MK: First, I worked for a company here in Lulea in northern Sweden. It was a good two years, and I got a lot of experience. But then, I took a year off for the Olympics. This year, I got a new job with a company called Creek Media, and it's actually in Stockholm. I can do everything from a distance, so I just have to be there once in a while. I'm the only graphic designer at the company, so it's a great opportunity. I get so much responsibility, and I feel like I've grown a lot as a graphic designer this year. I get to really challenge myself every day. It's a lot of fun. It keeps my mind fresh.
espnW: You just won your third Swedish championship with Lulea in front of 4,808 fans. You're one of five Finns on that team. Why are top Finnish female players going to Sweden?
MK: Everything is better here, even just being able to get some money for playing. It allows us to focus more on hockey and not on so many other things in life, like jobs and stuff. For Lulea here, they're putting a lot of effort into the women's team and creating a good training environment for us here to train in the morning and be able to get on the ice when we want to, things like that. That doesn't really exist in Finland in the same way. They're still some steps behind. I think there are a lot of things happening now, and hopefully with these women's worlds in Finland, it will give it another push.

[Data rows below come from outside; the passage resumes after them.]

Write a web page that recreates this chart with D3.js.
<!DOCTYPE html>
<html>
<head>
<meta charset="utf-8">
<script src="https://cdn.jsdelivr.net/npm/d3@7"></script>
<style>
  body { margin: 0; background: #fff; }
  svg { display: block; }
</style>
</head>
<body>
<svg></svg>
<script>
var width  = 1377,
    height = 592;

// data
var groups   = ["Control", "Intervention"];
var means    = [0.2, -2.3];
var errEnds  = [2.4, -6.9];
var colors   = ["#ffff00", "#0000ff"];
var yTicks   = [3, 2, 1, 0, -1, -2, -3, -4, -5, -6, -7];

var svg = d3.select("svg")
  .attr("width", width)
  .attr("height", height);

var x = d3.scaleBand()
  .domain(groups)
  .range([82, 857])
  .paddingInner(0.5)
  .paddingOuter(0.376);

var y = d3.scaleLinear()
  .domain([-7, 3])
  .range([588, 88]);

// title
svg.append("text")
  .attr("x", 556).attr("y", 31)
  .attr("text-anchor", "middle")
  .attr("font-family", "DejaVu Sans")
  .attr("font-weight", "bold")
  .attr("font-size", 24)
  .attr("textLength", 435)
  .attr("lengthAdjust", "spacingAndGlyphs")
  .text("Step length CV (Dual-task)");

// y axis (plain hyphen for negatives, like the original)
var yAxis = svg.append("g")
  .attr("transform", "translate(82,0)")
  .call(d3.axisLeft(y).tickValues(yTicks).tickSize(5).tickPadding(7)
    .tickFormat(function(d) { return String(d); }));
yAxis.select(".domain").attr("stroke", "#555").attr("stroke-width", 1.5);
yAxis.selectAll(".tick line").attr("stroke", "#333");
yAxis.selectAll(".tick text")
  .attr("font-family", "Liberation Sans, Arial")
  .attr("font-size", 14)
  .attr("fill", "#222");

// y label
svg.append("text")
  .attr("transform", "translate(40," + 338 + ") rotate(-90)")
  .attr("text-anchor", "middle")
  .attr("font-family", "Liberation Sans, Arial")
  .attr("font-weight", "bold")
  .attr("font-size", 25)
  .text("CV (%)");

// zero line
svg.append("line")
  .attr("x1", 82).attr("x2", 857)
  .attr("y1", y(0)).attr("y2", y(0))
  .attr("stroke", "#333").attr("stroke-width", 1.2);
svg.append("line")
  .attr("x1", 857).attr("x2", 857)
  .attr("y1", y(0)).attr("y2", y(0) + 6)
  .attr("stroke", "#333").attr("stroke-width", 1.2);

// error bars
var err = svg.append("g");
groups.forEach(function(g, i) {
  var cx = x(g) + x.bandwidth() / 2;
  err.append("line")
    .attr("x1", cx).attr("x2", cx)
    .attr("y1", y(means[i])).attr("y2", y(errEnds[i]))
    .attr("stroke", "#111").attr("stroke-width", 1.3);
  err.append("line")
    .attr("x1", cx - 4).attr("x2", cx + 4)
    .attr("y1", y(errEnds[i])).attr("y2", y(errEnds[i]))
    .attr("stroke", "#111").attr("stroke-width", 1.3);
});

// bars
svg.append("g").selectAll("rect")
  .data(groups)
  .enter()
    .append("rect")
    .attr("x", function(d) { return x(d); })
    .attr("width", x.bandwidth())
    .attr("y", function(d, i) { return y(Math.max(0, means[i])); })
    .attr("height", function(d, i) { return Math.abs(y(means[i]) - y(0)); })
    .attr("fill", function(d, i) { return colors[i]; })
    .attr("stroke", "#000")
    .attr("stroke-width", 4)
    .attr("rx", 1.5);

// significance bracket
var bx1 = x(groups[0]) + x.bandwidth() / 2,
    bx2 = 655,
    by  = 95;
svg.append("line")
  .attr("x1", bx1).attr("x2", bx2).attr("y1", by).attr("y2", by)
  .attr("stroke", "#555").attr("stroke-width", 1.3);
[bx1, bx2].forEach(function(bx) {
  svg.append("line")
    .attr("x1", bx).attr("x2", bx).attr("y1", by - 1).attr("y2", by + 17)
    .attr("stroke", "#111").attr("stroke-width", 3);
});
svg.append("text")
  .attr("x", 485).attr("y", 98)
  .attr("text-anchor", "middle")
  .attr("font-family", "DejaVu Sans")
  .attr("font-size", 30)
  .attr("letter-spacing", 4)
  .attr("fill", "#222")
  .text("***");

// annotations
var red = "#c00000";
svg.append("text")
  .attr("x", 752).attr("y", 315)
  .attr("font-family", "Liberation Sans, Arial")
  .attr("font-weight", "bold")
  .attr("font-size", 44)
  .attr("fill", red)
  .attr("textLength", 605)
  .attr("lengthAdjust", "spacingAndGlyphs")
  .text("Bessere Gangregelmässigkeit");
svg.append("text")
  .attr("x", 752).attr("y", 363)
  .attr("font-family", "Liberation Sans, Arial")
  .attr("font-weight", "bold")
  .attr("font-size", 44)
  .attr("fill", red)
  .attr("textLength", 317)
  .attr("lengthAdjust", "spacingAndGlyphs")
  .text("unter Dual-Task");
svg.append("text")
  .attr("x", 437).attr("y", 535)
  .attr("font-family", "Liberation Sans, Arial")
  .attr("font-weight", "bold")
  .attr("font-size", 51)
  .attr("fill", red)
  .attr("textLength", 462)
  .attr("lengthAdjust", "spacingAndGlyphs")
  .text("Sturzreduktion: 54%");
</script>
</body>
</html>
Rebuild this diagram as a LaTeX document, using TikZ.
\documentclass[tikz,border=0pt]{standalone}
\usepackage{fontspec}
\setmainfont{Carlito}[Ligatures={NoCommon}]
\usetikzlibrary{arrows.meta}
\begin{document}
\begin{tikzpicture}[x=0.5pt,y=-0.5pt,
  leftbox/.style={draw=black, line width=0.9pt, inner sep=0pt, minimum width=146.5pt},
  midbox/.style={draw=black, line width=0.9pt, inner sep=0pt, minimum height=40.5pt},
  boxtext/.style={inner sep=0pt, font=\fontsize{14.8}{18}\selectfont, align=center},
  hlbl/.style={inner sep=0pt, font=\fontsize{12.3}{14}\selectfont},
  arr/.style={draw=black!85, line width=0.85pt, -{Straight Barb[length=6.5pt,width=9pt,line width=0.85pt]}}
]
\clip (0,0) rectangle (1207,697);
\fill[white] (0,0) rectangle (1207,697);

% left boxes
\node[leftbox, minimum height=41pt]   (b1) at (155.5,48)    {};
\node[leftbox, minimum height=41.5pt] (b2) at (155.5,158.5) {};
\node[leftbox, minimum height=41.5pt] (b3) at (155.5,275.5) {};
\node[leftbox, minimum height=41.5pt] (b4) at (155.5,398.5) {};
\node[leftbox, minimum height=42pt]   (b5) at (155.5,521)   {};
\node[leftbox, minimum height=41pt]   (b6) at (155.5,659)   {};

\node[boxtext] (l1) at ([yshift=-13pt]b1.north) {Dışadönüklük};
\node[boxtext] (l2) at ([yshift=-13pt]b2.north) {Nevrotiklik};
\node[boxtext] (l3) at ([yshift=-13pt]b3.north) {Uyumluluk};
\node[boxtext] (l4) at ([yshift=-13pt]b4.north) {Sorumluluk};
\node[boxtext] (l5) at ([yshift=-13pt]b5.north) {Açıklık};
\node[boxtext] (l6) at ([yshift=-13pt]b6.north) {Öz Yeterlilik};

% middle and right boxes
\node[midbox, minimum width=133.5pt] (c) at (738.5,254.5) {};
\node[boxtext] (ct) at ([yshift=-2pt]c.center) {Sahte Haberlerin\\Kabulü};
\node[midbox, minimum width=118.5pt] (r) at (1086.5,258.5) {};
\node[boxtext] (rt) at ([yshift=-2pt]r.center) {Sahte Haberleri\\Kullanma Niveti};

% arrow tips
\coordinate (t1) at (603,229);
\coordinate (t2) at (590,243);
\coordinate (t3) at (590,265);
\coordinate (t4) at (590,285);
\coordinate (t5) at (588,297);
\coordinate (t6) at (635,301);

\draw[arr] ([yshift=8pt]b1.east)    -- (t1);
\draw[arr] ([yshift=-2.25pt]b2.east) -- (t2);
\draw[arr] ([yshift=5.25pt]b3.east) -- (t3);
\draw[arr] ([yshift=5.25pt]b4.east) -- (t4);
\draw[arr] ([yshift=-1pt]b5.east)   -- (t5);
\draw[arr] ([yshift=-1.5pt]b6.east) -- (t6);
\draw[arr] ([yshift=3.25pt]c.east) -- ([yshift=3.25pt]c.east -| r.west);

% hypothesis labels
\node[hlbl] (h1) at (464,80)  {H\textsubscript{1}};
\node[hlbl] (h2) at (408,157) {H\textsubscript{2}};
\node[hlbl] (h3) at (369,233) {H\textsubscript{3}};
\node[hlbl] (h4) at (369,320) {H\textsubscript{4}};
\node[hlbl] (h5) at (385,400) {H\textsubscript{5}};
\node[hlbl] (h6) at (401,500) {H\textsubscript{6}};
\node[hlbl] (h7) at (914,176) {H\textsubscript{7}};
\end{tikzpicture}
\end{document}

espnW: Looking ahead to the women's worlds, Finland has 12 bronze medals all time -- more than any other country. What would it mean to knock off a superpower like the U.S. or Canada on home ice and make the final for the first time?
MK: It would mean a lot, obviously, for us as players. But I also think for the future of the Finnish national team, it would be huge. Because now it's been many years trying to make this happen, and it just hasn't happened. That last victory of making it to the final or even challenging for the gold, I think that's the next step for us, to keep this development going.
espnW: Do you plan to play at the 2022 Olympics in Beijing?
MK: Yeah. I can't see why not, but I try to take it year by year. Obviously, always the first year after the Olympics, it's a little tough. Even though we have the home Worlds, it's such a big goal, and it feels like another four-year contract every time to get to the Olympics. So I think it's most important to stay present and enjoy the moment, so you don't think too far ahead, because then it can maybe be too much, you know? But as of right now, I love playing hockey and I can't see why not.